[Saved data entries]
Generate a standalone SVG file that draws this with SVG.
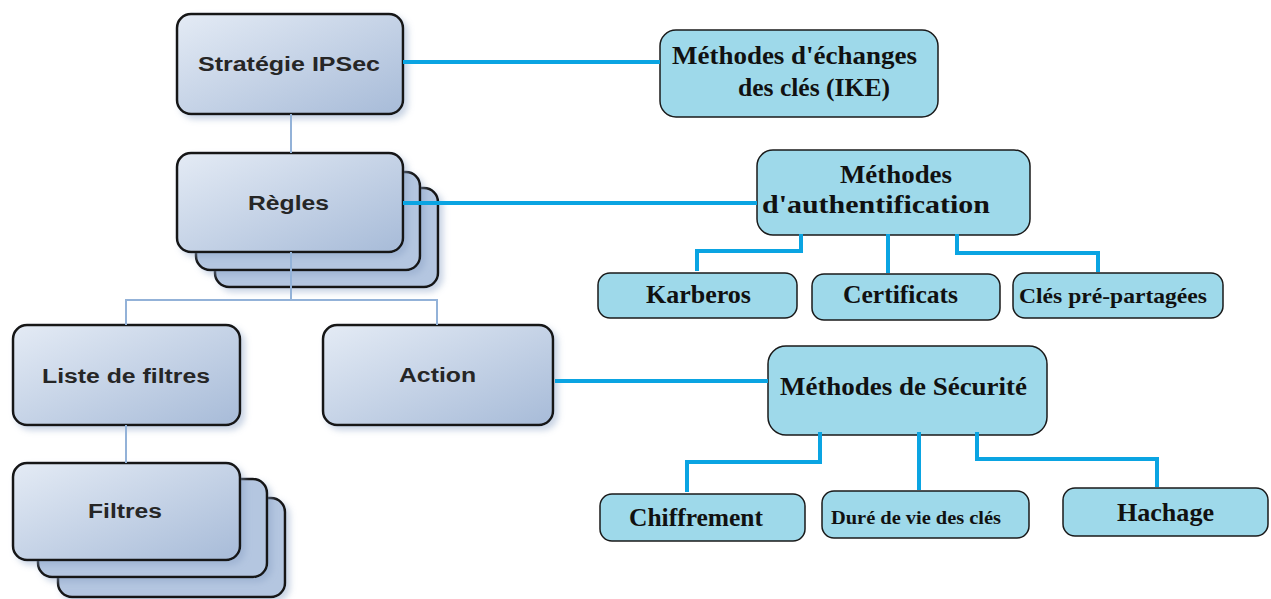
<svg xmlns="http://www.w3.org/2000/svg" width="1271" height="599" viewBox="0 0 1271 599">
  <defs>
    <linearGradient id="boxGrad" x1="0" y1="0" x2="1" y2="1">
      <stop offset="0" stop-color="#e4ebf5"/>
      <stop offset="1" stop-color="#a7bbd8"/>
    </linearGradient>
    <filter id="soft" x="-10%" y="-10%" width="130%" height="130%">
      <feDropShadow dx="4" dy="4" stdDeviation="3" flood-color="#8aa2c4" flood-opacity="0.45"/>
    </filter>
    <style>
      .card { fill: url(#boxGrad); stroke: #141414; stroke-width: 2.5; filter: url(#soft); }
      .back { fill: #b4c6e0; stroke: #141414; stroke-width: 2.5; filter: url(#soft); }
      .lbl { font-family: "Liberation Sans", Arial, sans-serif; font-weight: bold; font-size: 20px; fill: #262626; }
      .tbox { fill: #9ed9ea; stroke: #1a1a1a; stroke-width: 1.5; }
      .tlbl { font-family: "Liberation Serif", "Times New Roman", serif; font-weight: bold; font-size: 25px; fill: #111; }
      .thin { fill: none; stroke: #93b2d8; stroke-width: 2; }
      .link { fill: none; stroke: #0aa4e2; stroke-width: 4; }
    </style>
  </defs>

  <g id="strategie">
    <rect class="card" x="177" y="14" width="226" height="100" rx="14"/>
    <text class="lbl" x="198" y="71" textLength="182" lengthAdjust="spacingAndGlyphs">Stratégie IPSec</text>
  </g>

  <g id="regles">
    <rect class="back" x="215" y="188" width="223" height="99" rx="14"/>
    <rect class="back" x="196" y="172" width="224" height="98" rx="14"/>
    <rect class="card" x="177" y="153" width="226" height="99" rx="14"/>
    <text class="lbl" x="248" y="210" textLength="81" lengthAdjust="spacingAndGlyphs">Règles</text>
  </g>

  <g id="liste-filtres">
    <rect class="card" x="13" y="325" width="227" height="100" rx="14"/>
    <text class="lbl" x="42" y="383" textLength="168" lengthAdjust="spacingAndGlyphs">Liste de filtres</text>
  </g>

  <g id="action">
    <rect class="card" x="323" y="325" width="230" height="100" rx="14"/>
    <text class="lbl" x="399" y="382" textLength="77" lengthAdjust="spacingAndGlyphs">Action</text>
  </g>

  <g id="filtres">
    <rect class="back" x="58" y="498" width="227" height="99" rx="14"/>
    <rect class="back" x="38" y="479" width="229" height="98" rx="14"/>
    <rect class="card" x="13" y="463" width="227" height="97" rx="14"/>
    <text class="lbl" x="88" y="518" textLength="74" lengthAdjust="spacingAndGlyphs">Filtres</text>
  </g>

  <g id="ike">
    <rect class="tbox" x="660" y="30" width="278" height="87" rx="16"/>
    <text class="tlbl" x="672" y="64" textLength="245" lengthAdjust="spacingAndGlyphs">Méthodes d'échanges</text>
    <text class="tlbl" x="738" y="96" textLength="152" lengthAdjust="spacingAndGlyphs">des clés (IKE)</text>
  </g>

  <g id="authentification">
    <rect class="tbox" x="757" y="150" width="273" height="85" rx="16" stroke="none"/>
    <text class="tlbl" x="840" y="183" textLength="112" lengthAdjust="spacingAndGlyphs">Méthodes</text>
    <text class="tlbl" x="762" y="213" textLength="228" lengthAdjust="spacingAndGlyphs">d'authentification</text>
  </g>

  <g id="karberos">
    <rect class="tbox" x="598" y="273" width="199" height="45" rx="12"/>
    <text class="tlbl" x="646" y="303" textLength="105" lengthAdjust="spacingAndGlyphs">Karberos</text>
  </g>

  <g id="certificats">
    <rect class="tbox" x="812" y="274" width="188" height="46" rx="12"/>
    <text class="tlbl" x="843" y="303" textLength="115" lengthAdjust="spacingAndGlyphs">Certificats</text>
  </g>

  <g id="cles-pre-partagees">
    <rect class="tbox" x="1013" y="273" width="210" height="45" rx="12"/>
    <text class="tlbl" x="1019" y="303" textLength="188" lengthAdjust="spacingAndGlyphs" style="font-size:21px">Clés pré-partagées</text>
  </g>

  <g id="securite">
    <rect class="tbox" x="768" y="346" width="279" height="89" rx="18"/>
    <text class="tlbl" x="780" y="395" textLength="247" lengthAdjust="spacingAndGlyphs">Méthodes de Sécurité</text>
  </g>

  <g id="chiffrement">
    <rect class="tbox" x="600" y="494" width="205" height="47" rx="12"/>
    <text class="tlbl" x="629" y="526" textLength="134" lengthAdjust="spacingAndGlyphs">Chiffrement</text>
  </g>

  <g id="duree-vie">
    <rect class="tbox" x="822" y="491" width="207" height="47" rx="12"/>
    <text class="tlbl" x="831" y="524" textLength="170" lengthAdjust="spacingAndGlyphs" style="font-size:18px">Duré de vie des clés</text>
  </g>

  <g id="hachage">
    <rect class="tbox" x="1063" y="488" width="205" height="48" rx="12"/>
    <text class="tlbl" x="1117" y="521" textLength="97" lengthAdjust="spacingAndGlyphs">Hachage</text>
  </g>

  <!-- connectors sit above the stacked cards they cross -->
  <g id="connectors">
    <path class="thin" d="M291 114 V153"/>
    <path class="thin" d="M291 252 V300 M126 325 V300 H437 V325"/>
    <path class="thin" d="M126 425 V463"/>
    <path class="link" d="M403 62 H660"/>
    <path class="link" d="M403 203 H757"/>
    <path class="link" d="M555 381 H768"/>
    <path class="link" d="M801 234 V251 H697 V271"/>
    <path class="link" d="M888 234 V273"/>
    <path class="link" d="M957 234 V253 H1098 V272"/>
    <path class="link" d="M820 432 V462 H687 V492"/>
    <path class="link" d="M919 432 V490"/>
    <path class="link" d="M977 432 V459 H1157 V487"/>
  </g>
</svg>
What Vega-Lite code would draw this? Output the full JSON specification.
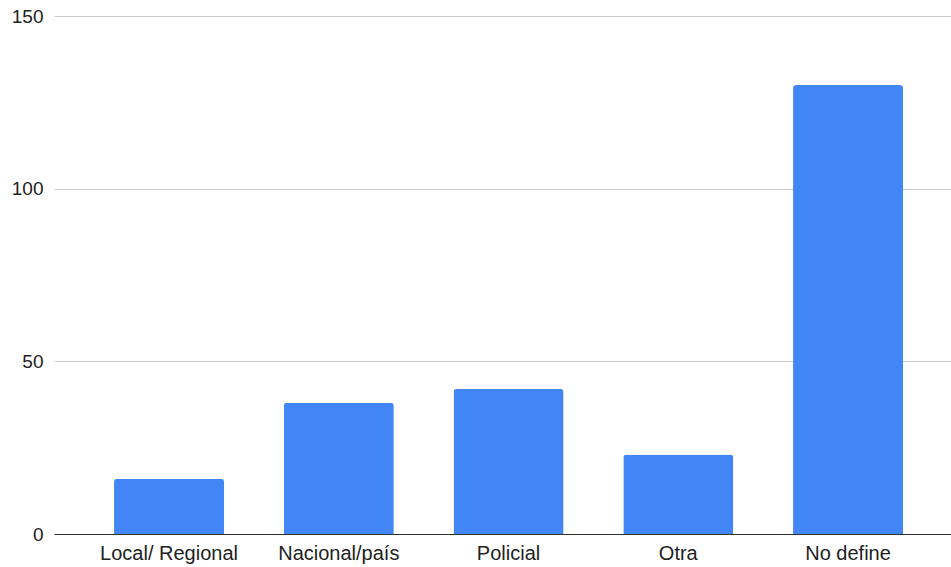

_What needs to be done_
Make a word-for-word copy of the entries, without any pictures.

_Finished answer_
Generate a standalone SVG file that draws this with SVG.
<svg xmlns="http://www.w3.org/2000/svg" width="1271" height="599" viewBox="0 0 1271 599">
  <defs>
    <linearGradient id="boxGrad" x1="0" y1="0" x2="1" y2="1">
      <stop offset="0" stop-color="#e4ebf5"/>
      <stop offset="1" stop-color="#a7bbd8"/>
    </linearGradient>
    <filter id="soft" x="-10%" y="-10%" width="130%" height="130%">
      <feDropShadow dx="4" dy="4" stdDeviation="3" flood-color="#8aa2c4" flood-opacity="0.45"/>
    </filter>
    <style>
      .card { fill: url(#boxGrad); stroke: #141414; stroke-width: 2.5; filter: url(#soft); }
      .back { fill: #b4c6e0; stroke: #141414; stroke-width: 2.5; filter: url(#soft); }
      .lbl { font-family: "Liberation Sans", Arial, sans-serif; font-weight: bold; font-size: 20px; fill: #262626; }
      .tbox { fill: #9ed9ea; stroke: #1a1a1a; stroke-width: 1.5; }
      .tlbl { font-family: "Liberation Serif", "Times New Roman", serif; font-weight: bold; font-size: 25px; fill: #111; }
      .thin { fill: none; stroke: #93b2d8; stroke-width: 2; }
      .link { fill: none; stroke: #0aa4e2; stroke-width: 4; }
    </style>
  </defs>

  <g id="strategie">
    <rect class="card" x="177" y="14" width="226" height="100" rx="14"/>
    <text class="lbl" x="198" y="71" textLength="182" lengthAdjust="spacingAndGlyphs">Stratégie IPSec</text>
  </g>

  <g id="regles">
    <rect class="back" x="215" y="188" width="223" height="99" rx="14"/>
    <rect class="back" x="196" y="172" width="224" height="98" rx="14"/>
    <rect class="card" x="177" y="153" width="226" height="99" rx="14"/>
    <text class="lbl" x="248" y="210" textLength="81" lengthAdjust="spacingAndGlyphs">Règles</text>
  </g>

  <g id="liste-filtres">
    <rect class="card" x="13" y="325" width="227" height="100" rx="14"/>
    <text class="lbl" x="42" y="383" textLength="168" lengthAdjust="spacingAndGlyphs">Liste de filtres</text>
  </g>

  <g id="action">
    <rect class="card" x="323" y="325" width="230" height="100" rx="14"/>
    <text class="lbl" x="399" y="382" textLength="77" lengthAdjust="spacingAndGlyphs">Action</text>
  </g>

  <g id="filtres">
    <rect class="back" x="58" y="498" width="227" height="99" rx="14"/>
    <rect class="back" x="38" y="479" width="229" height="98" rx="14"/>
    <rect class="card" x="13" y="463" width="227" height="97" rx="14"/>
    <text class="lbl" x="88" y="518" textLength="74" lengthAdjust="spacingAndGlyphs">Filtres</text>
  </g>

  <g id="ike">
    <rect class="tbox" x="660" y="30" width="278" height="87" rx="16"/>
    <text class="tlbl" x="672" y="64" textLength="245" lengthAdjust="spacingAndGlyphs">Méthodes d'échanges</text>
    <text class="tlbl" x="738" y="96" textLength="152" lengthAdjust="spacingAndGlyphs">des clés (IKE)</text>
  </g>

  <g id="authentification">
    <rect class="tbox" x="757" y="150" width="273" height="85" rx="16" stroke="none"/>
    <text class="tlbl" x="840" y="183" textLength="112" lengthAdjust="spacingAndGlyphs">Méthodes</text>
    <text class="tlbl" x="762" y="213" textLength="228" lengthAdjust="spacingAndGlyphs">d'authentification</text>
  </g>

  <g id="karberos">
    <rect class="tbox" x="598" y="273" width="199" height="45" rx="12"/>
    <text class="tlbl" x="646" y="303" textLength="105" lengthAdjust="spacingAndGlyphs">Karberos</text>
  </g>

  <g id="certificats">
    <rect class="tbox" x="812" y="274" width="188" height="46" rx="12"/>
    <text class="tlbl" x="843" y="303" textLength="115" lengthAdjust="spacingAndGlyphs">Certificats</text>
  </g>

  <g id="cles-pre-partagees">
    <rect class="tbox" x="1013" y="273" width="210" height="45" rx="12"/>
    <text class="tlbl" x="1019" y="303" textLength="188" lengthAdjust="spacingAndGlyphs" style="font-size:21px">Clés pré-partagées</text>
  </g>

  <g id="securite">
    <rect class="tbox" x="768" y="346" width="279" height="89" rx="18"/>
    <text class="tlbl" x="780" y="395" textLength="247" lengthAdjust="spacingAndGlyphs">Méthodes de Sécurité</text>
  </g>

  <g id="chiffrement">
    <rect class="tbox" x="600" y="494" width="205" height="47" rx="12"/>
    <text class="tlbl" x="629" y="526" textLength="134" lengthAdjust="spacingAndGlyphs">Chiffrement</text>
  </g>

  <g id="duree-vie">
    <rect class="tbox" x="822" y="491" width="207" height="47" rx="12"/>
    <text class="tlbl" x="831" y="524" textLength="170" lengthAdjust="spacingAndGlyphs" style="font-size:18px">Duré de vie des clés</text>
  </g>

  <g id="hachage">
    <rect class="tbox" x="1063" y="488" width="205" height="48" rx="12"/>
    <text class="tlbl" x="1117" y="521" textLength="97" lengthAdjust="spacingAndGlyphs">Hachage</text>
  </g>

  <!-- connectors sit above the stacked cards they cross -->
  <g id="connectors">
    <path class="thin" d="M291 114 V153"/>
    <path class="thin" d="M291 252 V300 M126 325 V300 H437 V325"/>
    <path class="thin" d="M126 425 V463"/>
    <path class="link" d="M403 62 H660"/>
    <path class="link" d="M403 203 H757"/>
    <path class="link" d="M555 381 H768"/>
    <path class="link" d="M801 234 V251 H697 V271"/>
    <path class="link" d="M888 234 V273"/>
    <path class="link" d="M957 234 V253 H1098 V272"/>
    <path class="link" d="M820 432 V462 H687 V492"/>
    <path class="link" d="M919 432 V490"/>
    <path class="link" d="M977 432 V459 H1157 V487"/>
  </g>
</svg>
What Vega-Lite code would draw this? Output the full JSON specification.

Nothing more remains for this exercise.